Mar suspended from Asia post pending investigation into fundraiser


Gary Mar, the province of Alberta's newly appointed representative in Asia.
 EDMONTON - Gary Mar, the province’s envoy in Asia, has been ordered to take a leave of absence without pay while an ethics investigation is conducted into a fundraiser he held last week.
The leave was ordered by Premier Alison Redford, who was Mar’s main rival in last year’s PC leadership race.
“It’s effective immediately,” said Jay O’Neill, spokesman for the premier. “We have contacted the ethics commissioner and asked him to look into this.”
The investigation will centre on a dinner that was took place March 1 at the Edmonton Petroleum Club. The fundraiser was held to help clear up a deficit remaining from Mar’s unsuccessful leadership campaign.
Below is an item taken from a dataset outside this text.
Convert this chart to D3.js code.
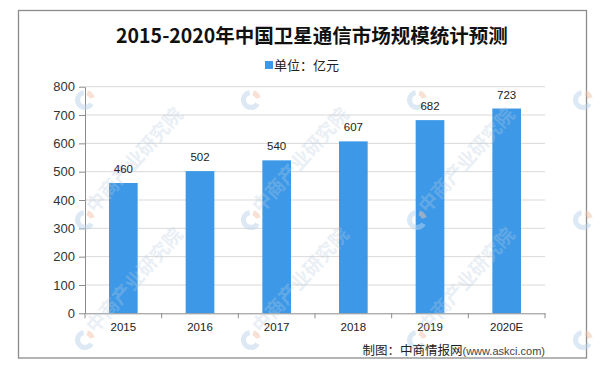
<!DOCTYPE html>
<html>
<head>
<meta charset="utf-8">
<script src="https://cdn.jsdelivr.net/npm/d3@7"></script>
<style>
  html, body { margin: 0; padding: 0; background: #fff; }
  svg { display: block; }
</style>
</head>
<body>
<div id="chart"></div>
<script>
(function(){
  // data
  const years = ["2015", "2016", "2017", "2018", "2019", "2020E"];
  const values = [460, 502, 540, 607, 682, 723];
  const yTicks = [0, 100, 200, 300, 400, 500, 600, 700, 800];

  const title = "2015-2020年中国卫星通信市场规模统计预测";
  const legendLabel = "单位：亿元";

  const w = 602, h = 370;
  const left = 85, right = 545, top = 86.7, bottom = 313.3;
  const barColor = "#3d99e8";
  const latin = "'Liberation Sans', Arial, sans-serif";
  const cjk = "'Noto Sans CJK SC', 'Noto Sans', sans-serif";

  const svg = d3.select("#chart")
    .append("svg")
    .attr("width", w)
    .attr("height", h);

  svg.append("rect")
    .attr("width", w).attr("height", h)
    .attr("fill", "#fff");

  // outer frame
  svg.append("rect")
    .attr("x", 18.5).attr("y", 10.5)
    .attr("width", 568).attr("height", 347.5)
    .attr("fill", "none")
    .attr("stroke", "#8c8c8c")
    .attr("stroke-width", 1.3);

  // SCALES
  const x = d3.scaleBand()
    .domain(years)
    .range([left, right])
    .paddingInner(0.626)
    .paddingOuter(0.313);

  const xEdges = d3.scaleBand().domain(years).range([left, right]);

  const y = d3.scaleLinear()
    .domain([0, 800])
    .range([bottom, top]);

  // GRID
  svg.append("g")
    .selectAll("line")
    .data(yTicks.filter(d => d > 0))
    .enter()
    .append("line")
    .attr("x1", left).attr("x2", right)
    .attr("y1", d => y(d)).attr("y2", d => y(d))
    .attr("stroke", "#d9d9d9")
    .attr("stroke-width", 1);

  // BARS
  svg.append("g")
    .selectAll("rect")
    .data(values)
    .enter()
    .append("rect")
    .attr("x", (d, i) => x(years[i]))
    .attr("y", d => y(d))
    .attr("width", x.bandwidth())
    .attr("height", d => y(0) - y(d))
    .attr("fill", barColor);

  // AXES
  const yAxis = d3.axisLeft(y)
    .tickValues(yTicks)
    .tickSize(6)
    .tickSizeOuter(0)
    .tickPadding(4);

  const yg = svg.append("g")
    .attr("transform", "translate(" + left + ",0)")
    .call(yAxis);
  yg.selectAll("path, line").attr("stroke", "#8c8c8c");
  yg.selectAll("text")
    .attr("font-family", latin)
    .attr("font-size", 13)
    .attr("fill", "#333");

  const xAxis = d3.axisBottom(xEdges)
    .tickSize(0)
    .tickPadding(10);
  const xg = svg.append("g")
    .attr("transform", "translate(0," + bottom + ")")
    .call(xAxis);
  xg.select(".domain").attr("stroke", "#8c8c8c");
  xg.selectAll("text")
    .attr("font-family", latin)
    .attr("font-size", 11.5)
    .attr("fill", "#222");

  // category separators under the x axis
  const edges = years.map(d => xEdges(d)).concat([right]);
  svg.append("g")
    .selectAll("line")
    .data(edges)
    .enter()
    .append("line")
    .attr("x1", d => d).attr("x2", d => d)
    .attr("y1", bottom).attr("y2", bottom + 5)
    .attr("stroke", "#8c8c8c");

  // WATERMARKS
  const arc = d3.arc().innerRadius(5).outerRadius(10);
  const wm = svg.append("g").attr("pointer-events", "none");
  [85, 251, 417, 583].forEach(cx => {
    [100, 220, 340].forEach(cy => {
      const g = wm.append("g").attr("transform", "translate(" + cx + "," + cy + ")");
      g.append("path")
        .attr("d", arc({startAngle: 2.1, endAngle: 6.1}))
        .attr("fill", "#b9d4ec").attr("opacity", 0.5);
      g.append("path")
        .attr("d", arc({startAngle: 0.3, endAngle: 1.3}))
        .attr("fill", "#f2c4aa").attr("opacity", 0.5);
      if (cx < 500 && cy > 100) {
        g.append("text")
          .attr("transform", "translate(10,-6) rotate(-48)")
          .attr("font-family", cjk)
          .attr("font-weight", 700)
          .attr("font-size", 19)
          .attr("fill", "#b8cde0")
          .attr("opacity", 0.3)
          .text("中商产业研究院");
      }
    });
  });

  // VALUE LABELS
  svg.append("g")
    .selectAll("text")
    .data(values)
    .enter()
    .append("text")
    .attr("x", (d, i) => x(years[i]) + x.bandwidth() / 2)
    .attr("y", d => y(d) - 10)
    .attr("text-anchor", "middle")
    .attr("font-family", latin)
    .attr("font-size", 11.5)
    .attr("fill", "#222")
    .text(d => d);

  // TITLE
  svg.append("text")
    .attr("x", 312)
    .attr("y", 43)
    .attr("text-anchor", "middle")
    .attr("font-family", cjk)
    .attr("font-weight", 700)
    .attr("font-size", 19.5)
    .attr("fill", "#111")
    .text(title);

  // LEGEND
  svg.append("rect")
    .attr("x", 265).attr("y", 61)
    .attr("width", 8).attr("height", 8)
    .attr("fill", barColor);
  svg.append("text")
    .attr("x", 274).attr("y", 69.5)
    .attr("font-family", cjk)
    .attr("font-size", 13)
    .attr("fill", "#222")
    .text(legendLabel);

  // SOURCE
  const src = svg.append("text")
    .attr("x", right).attr("y", 355)
    .attr("text-anchor", "end")
    .attr("fill", "#222");
  src.append("tspan")
    .attr("font-family", cjk)
    .attr("font-size", 12.5)
    .text("制图：中商情报网");
  src.append("tspan")
    .attr("font-family", latin)
    .attr("font-size", 11)
    .attr("fill", "#444")
    .text("(www.askci.com)");
})();
</script>
</body>
</html>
According to financial statements released Friday, Mar spent almost $2.7 million on the race, winding up with a $262,000 deficit that he and his campaign team have been trying to pay off.
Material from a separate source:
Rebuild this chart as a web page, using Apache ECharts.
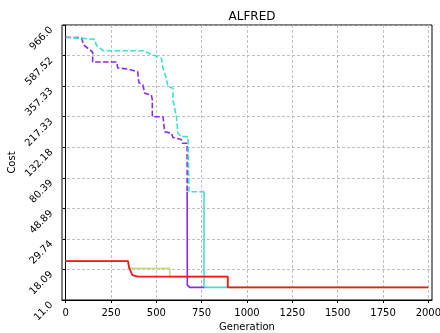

Tickets had to be purchased to attend the dinner, and a trip to Hong Kong was auctioned.
“The point is to have the ethics commissioner look at all aspects of the fundraiser,” O’Neill said. “The premier felt it was important to get that in his hands right away. He can take a look at it, how it was conducted, any concerns with Mr. Mar’s role in it, and we’ll see what he comes back with.”
The investigation’s timeline could range from a few days to much longer.
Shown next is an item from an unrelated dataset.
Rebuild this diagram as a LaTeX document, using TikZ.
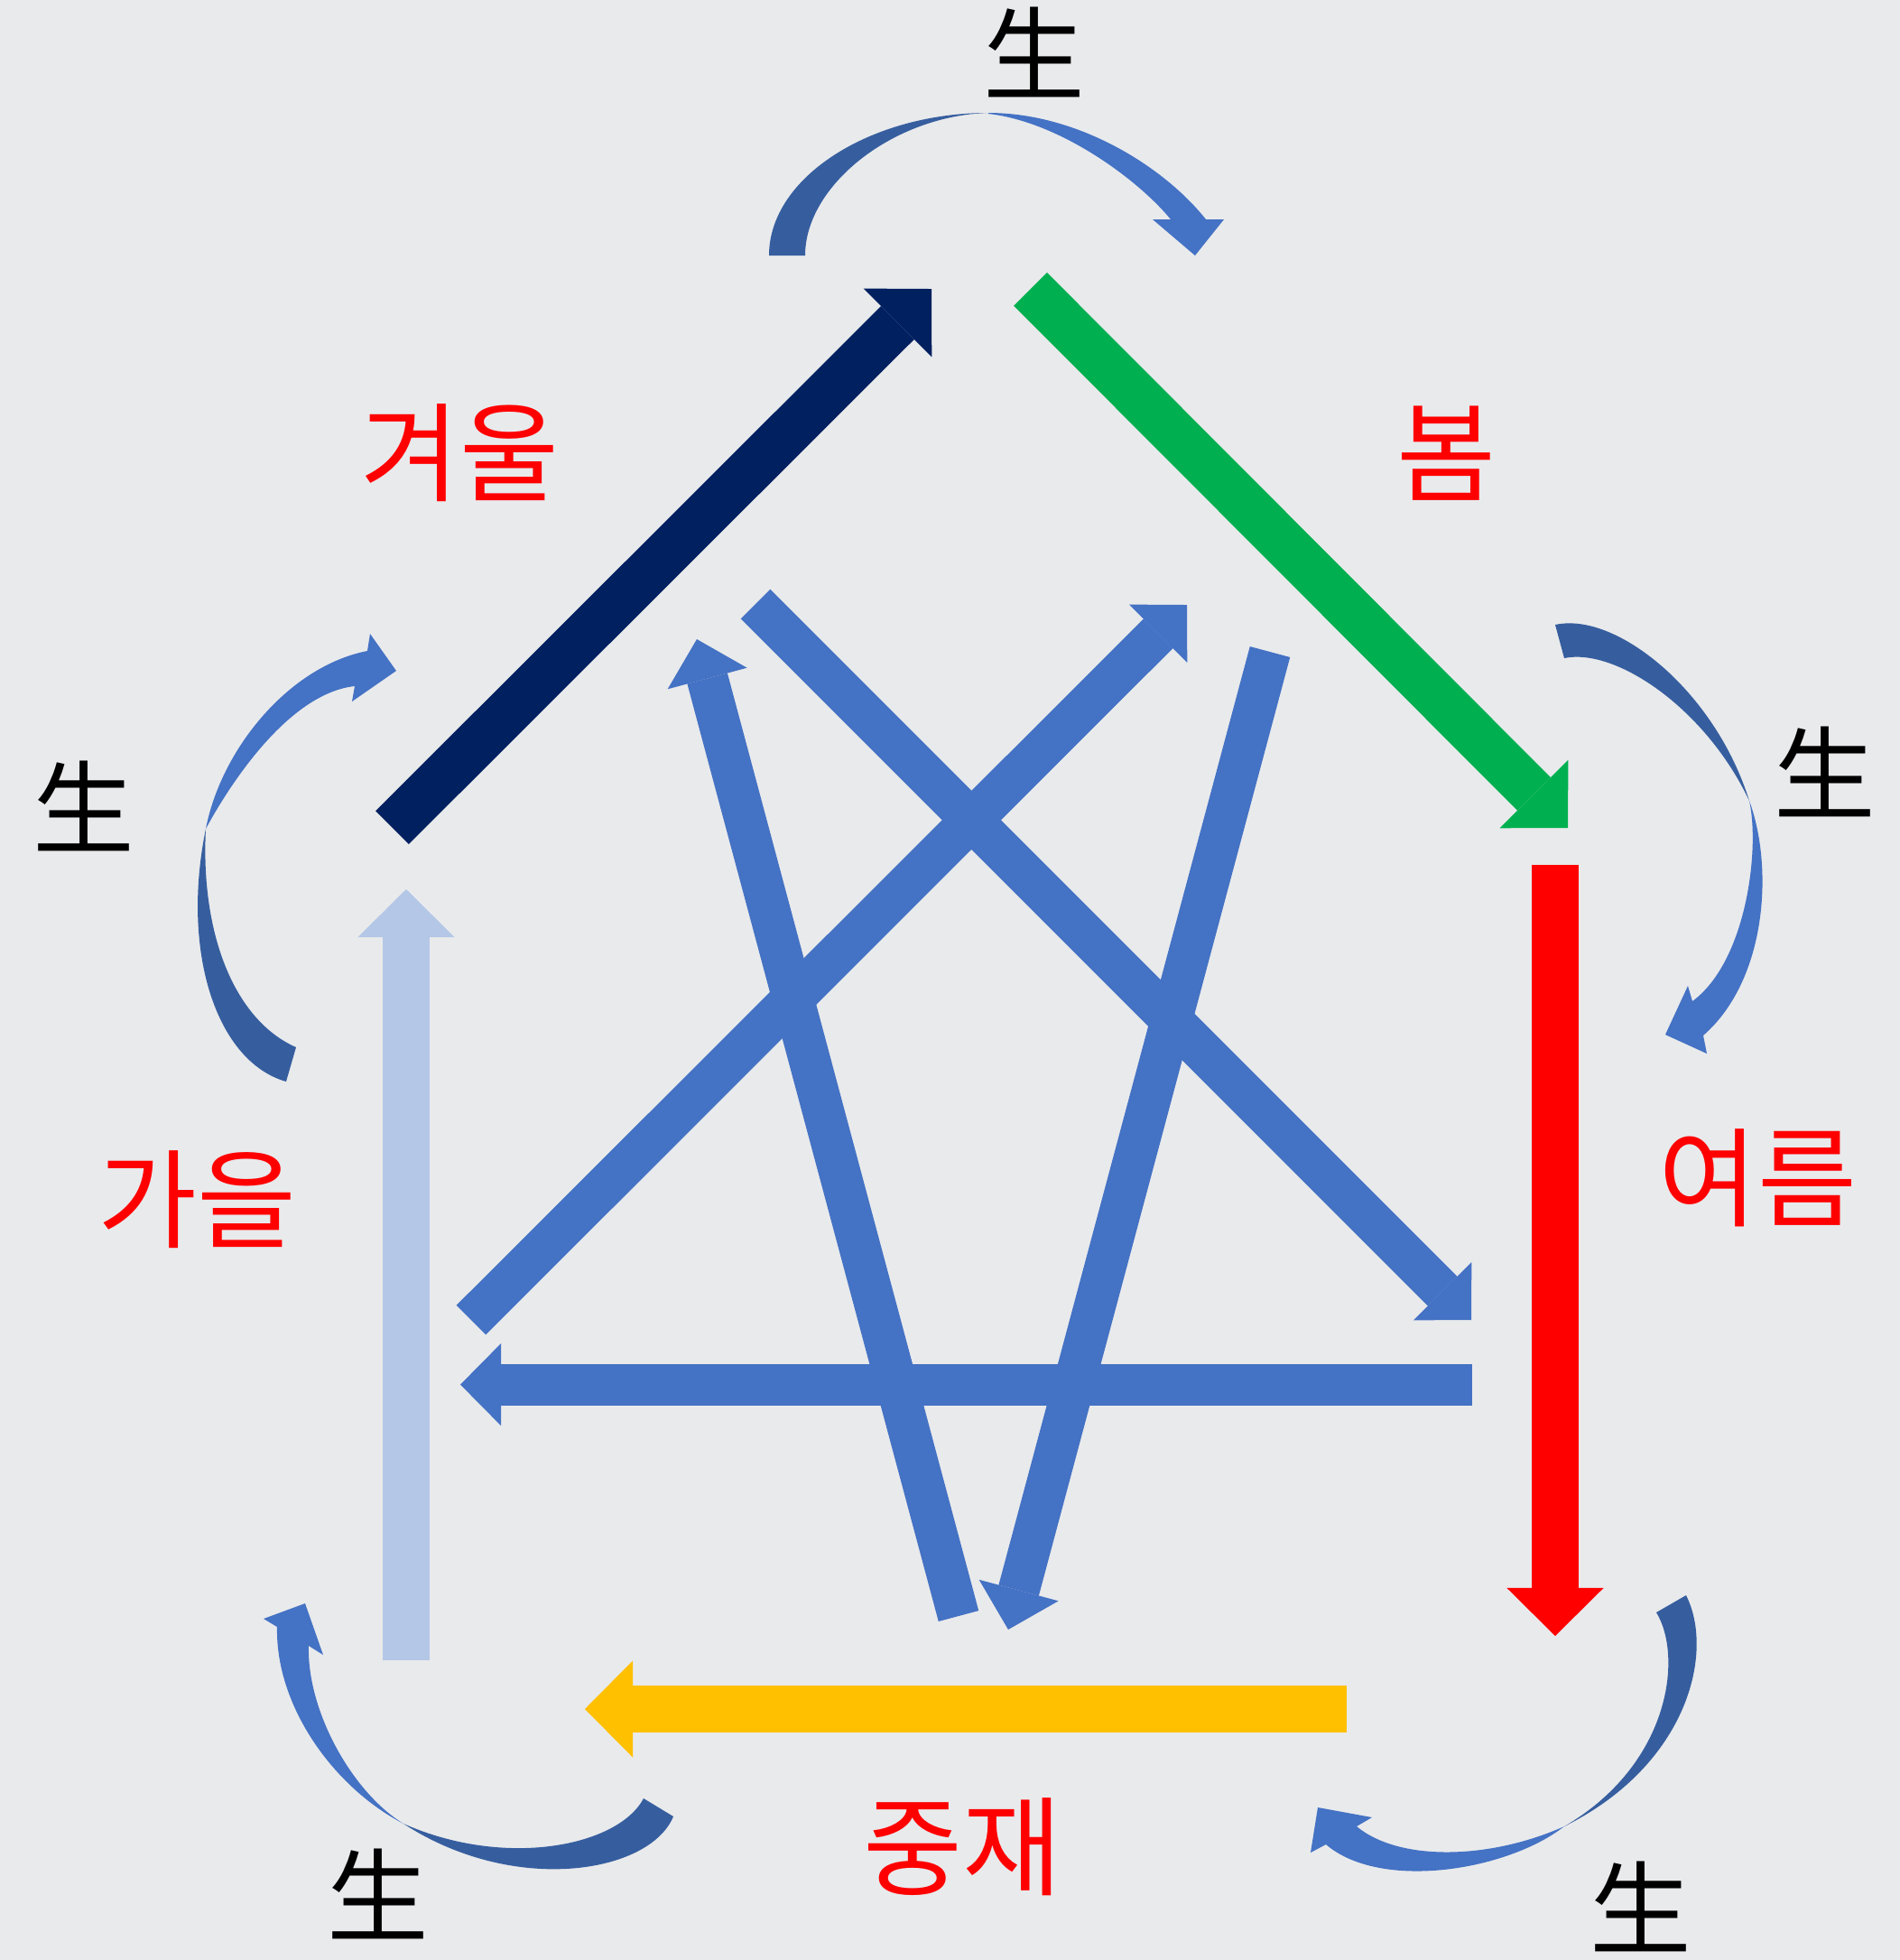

A government source suggested the problem may rest with an invitation used to promote the event, in that it featured Mar’s title as Alberta’s representative in Asia. Such an invitation could cross the line between government and party, potentially creating an impression that a taxpayer-funded position was being used to raise money for a leadership campaign, the source said.
Organizers apparently sent out a second invitation that removed any mention of Mar’s Hong Kong job.
“I understand there was a correction to that invitation, and then as I understand the dinner went forward,” PC party president Bill Smith said Friday evening.
“I just finished talking to our leader and she tells me the question was posed to her, ‘Is this appropriate for a civil servant, or an employee of the government to be utilizing their position for that?’ ”
Smith said he agrees with Redford’s actions.
“If it’s the case that he was using his position to do that, to raise funds for his campaign, then I am completely 100 per cent against that.”
Mar, who was a prominent cabinet minister under former premier Ralph Klein and also served as Alberta’s envoy in Washington, D.C., has been working at his new job in Asia for a few months.
The $265,000 post requires Mar to be based in Hong Kong, from where he oversees the province’s five other Asia offices in Beijing, Shanghai, Tokyo, Seoul and Taiwan. The job is part political advocacy and part brand building for Alberta’s oil, timber, beef and other industries.
Mar has been in Alberta for at least the past week. Education Minister Thomas Lukaszuk, who supported Mar during the PC leadership campaign, said he knew nothing about the fundraiser but saw Mar walking through the legislature a few days ago.
Mar could not be reached for comment Friday.
Smith said leadership candidates were supposed to stop fundraising by Dec. 1 of last year, and to have submitted a list of all their donors by the end of February. Fundraising events at this point are a grey area, he acknowledged.
“We’re going to need to review these rules, especially in light of this,” Smith said. “It’s very concerning.”
There have been concerns in the past with prominent government members being accused of selling access to their offices, or using a government job to help generate money for a party leadership run.
Former premier Ed Stelmach became the subject of an ethics investigation shortly after winning the PC leadership race in 2006. In that case, as part of an effort to retire Stelmach’s campaign debt, Albertans were offered the chance to buy their way into a small “exclusive” reception with the premier for a minimum donation of $5,000.
Stelmach cancelled the event after public backlash, and was eventually cleared by the ethics commissioner.